■ **The task**
Return the whole listing, line for line, without the pictures in it.
-- Begin --
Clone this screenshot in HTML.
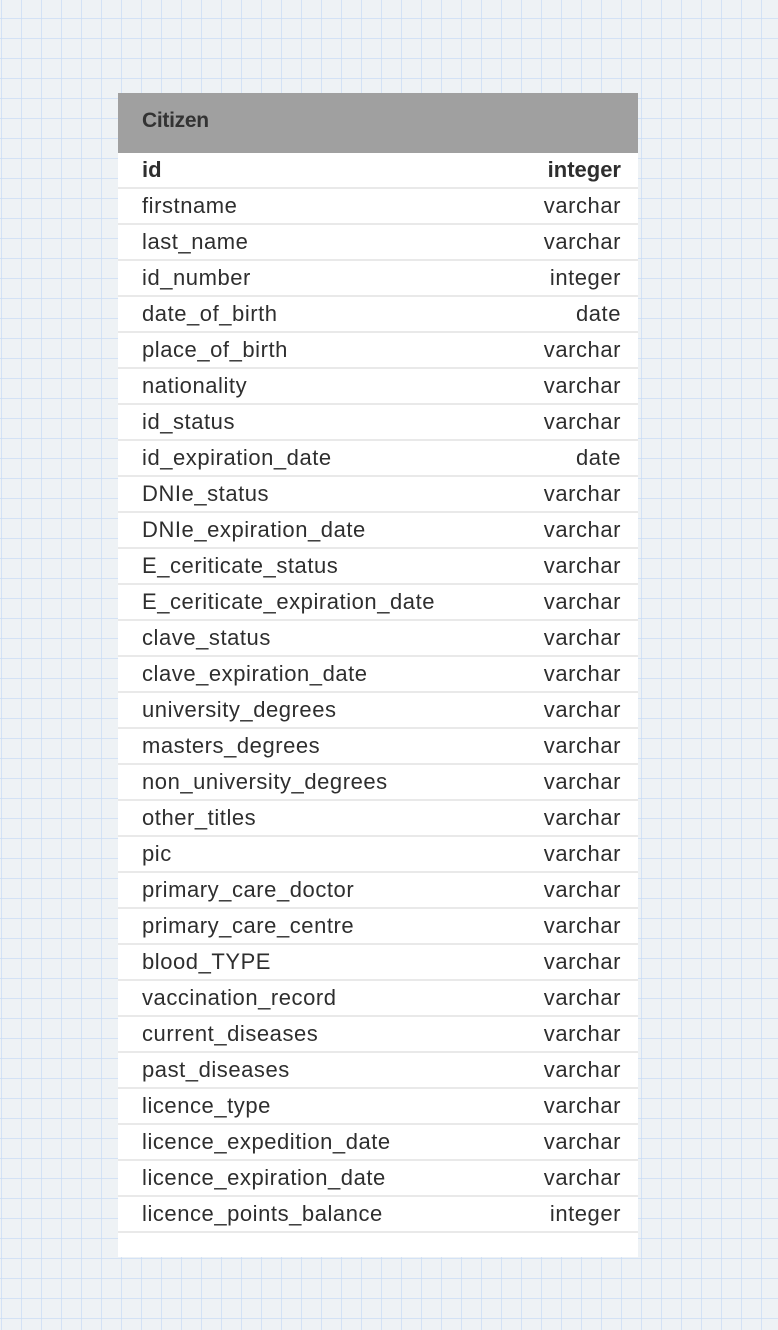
<!DOCTYPE html>
<html><head><style>
html,body{margin:0;padding:0}
body{width:778px;height:1330px;overflow:hidden;position:relative;background-color:#eef2f5;
background-image:linear-gradient(to right,rgba(200,220,245,.7) 1px,transparent 1px),linear-gradient(to bottom,rgba(200,220,245,.7) 1px,transparent 1px);
background-size:20px 20px;background-position:1px 18px;font-family:"Liberation Sans",sans-serif}
.t{position:absolute;left:118px;top:93px;width:520px;background:#fff}
.h{height:60px;background:#a0a0a0;color:#333;font-size:21px;font-weight:bold;line-height:56px;padding-left:24px;letter-spacing:-0.3px}
.r{height:34px;border-bottom:2px solid #e9e9e9;display:flex;justify-content:space-between;align-items:center;padding:0 17px 0 24px;font-size:22px;color:#2e2e2e;letter-spacing:0.55px}
.b{font-weight:bold;letter-spacing:0}
.f{height:24px}
</style></head><body>
<div class="t">
<div class="h">Citizen</div>
<div class="r b"><span>id</span><span>integer</span></div>
<div class="r"><span>firstname</span><span>varchar</span></div>
<div class="r"><span>last_name</span><span>varchar</span></div>
<div class="r"><span>id_number</span><span>integer</span></div>
<div class="r"><span>date_of_birth</span><span>date</span></div>
<div class="r"><span>place_of_birth</span><span>varchar</span></div>
<div class="r"><span>nationality</span><span>varchar</span></div>
<div class="r"><span>id_status</span><span>varchar</span></div>
<div class="r"><span>id_expiration_date</span><span>date</span></div>
<div class="r"><span>DNIe_status</span><span>varchar</span></div>
<div class="r"><span>DNIe_expiration_date</span><span>varchar</span></div>
<div class="r"><span>E_ceriticate_status</span><span>varchar</span></div>
<div class="r"><span>E_ceriticate_expiration_date</span><span>varchar</span></div>
<div class="r"><span>clave_status</span><span>varchar</span></div>
<div class="r"><span>clave_expiration_date</span><span>varchar</span></div>
<div class="r"><span>university_degrees</span><span>varchar</span></div>
<div class="r"><span>masters_degrees</span><span>varchar</span></div>
<div class="r"><span>non_university_degrees</span><span>varchar</span></div>
<div class="r"><span>other_titles</span><span>varchar</span></div>
<div class="r"><span>pic</span><span>varchar</span></div>
<div class="r"><span>primary_care_doctor</span><span>varchar</span></div>
<div class="r"><span>primary_care_centre</span><span>varchar</span></div>
<div class="r"><span>blood_TYPE</span><span>varchar</span></div>
<div class="r"><span>vaccination_record</span><span>varchar</span></div>
<div class="r"><span>current_diseases</span><span>varchar</span></div>
<div class="r"><span>past_diseases</span><span>varchar</span></div>
<div class="r"><span>licence_type</span><span>varchar</span></div>
<div class="r"><span>licence_expedition_date</span><span>varchar</span></div>
<div class="r"><span>licence_expiration_date</span><span>varchar</span></div>
<div class="r"><span>licence_points_balance</span><span>integer</span></div>
<div class="f"></div>
</div>
</body></html>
-- End --
■ **Exercise result**
Clone this screenshot in HTML.
<!DOCTYPE html>
<html><head><style>
html,body{margin:0;padding:0}
body{width:778px;height:1330px;overflow:hidden;position:relative;background-color:#eef2f5;
background-image:linear-gradient(to right,rgba(200,220,245,.7) 1px,transparent 1px),linear-gradient(to bottom,rgba(200,220,245,.7) 1px,transparent 1px);
background-size:20px 20px;background-position:1px 18px;font-family:"Liberation Sans",sans-serif}
.t{position:absolute;left:118px;top:93px;width:520px;background:#fff}
.h{height:60px;background:#a0a0a0;color:#333;font-size:21px;font-weight:bold;line-height:56px;padding-left:24px;letter-spacing:-0.3px}
.r{height:34px;border-bottom:2px solid #e9e9e9;display:flex;justify-content:space-between;align-items:center;padding:0 17px 0 24px;font-size:22px;color:#2e2e2e;letter-spacing:0.55px}
.b{font-weight:bold;letter-spacing:0}
.f{height:24px}
</style></head><body>
<div class="t">
<div class="h">Citizen</div>
<div class="r b"><span>id</span><span>integer</span></div>
<div class="r"><span>firstname</span><span>varchar</span></div>
<div class="r"><span>last_name</span><span>varchar</span></div>
<div class="r"><span>id_number</span><span>integer</span></div>
<div class="r"><span>date_of_birth</span><span>date</span></div>
<div class="r"><span>place_of_birth</span><span>varchar</span></div>
<div class="r"><span>nationality</span><span>varchar</span></div>
<div class="r"><span>id_status</span><span>varchar</span></div>
<div class="r"><span>id_expiration_date</span><span>date</span></div>
<div class="r"><span>DNIe_status</span><span>varchar</span></div>
<div class="r"><span>DNIe_expiration_date</span><span>varchar</span></div>
<div class="r"><span>E_ceriticate_status</span><span>varchar</span></div>
<div class="r"><span>E_ceriticate_expiration_date</span><span>varchar</span></div>
<div class="r"><span>clave_status</span><span>varchar</span></div>
<div class="r"><span>clave_expiration_date</span><span>varchar</span></div>
<div class="r"><span>university_degrees</span><span>varchar</span></div>
<div class="r"><span>masters_degrees</span><span>varchar</span></div>
<div class="r"><span>non_university_degrees</span><span>varchar</span></div>
<div class="r"><span>other_titles</span><span>varchar</span></div>
<div class="r"><span>pic</span><span>varchar</span></div>
<div class="r"><span>primary_care_doctor</span><span>varchar</span></div>
<div class="r"><span>primary_care_centre</span><span>varchar</span></div>
<div class="r"><span>blood_TYPE</span><span>varchar</span></div>
<div class="r"><span>vaccination_record</span><span>varchar</span></div>
<div class="r"><span>current_diseases</span><span>varchar</span></div>
<div class="r"><span>past_diseases</span><span>varchar</span></div>
<div class="r"><span>licence_type</span><span>varchar</span></div>
<div class="r"><span>licence_expedition_date</span><span>varchar</span></div>
<div class="r"><span>licence_expiration_date</span><span>varchar</span></div>
<div class="r"><span>licence_points_balance</span><span>integer</span></div>
<div class="f"></div>
</div>
</body></html>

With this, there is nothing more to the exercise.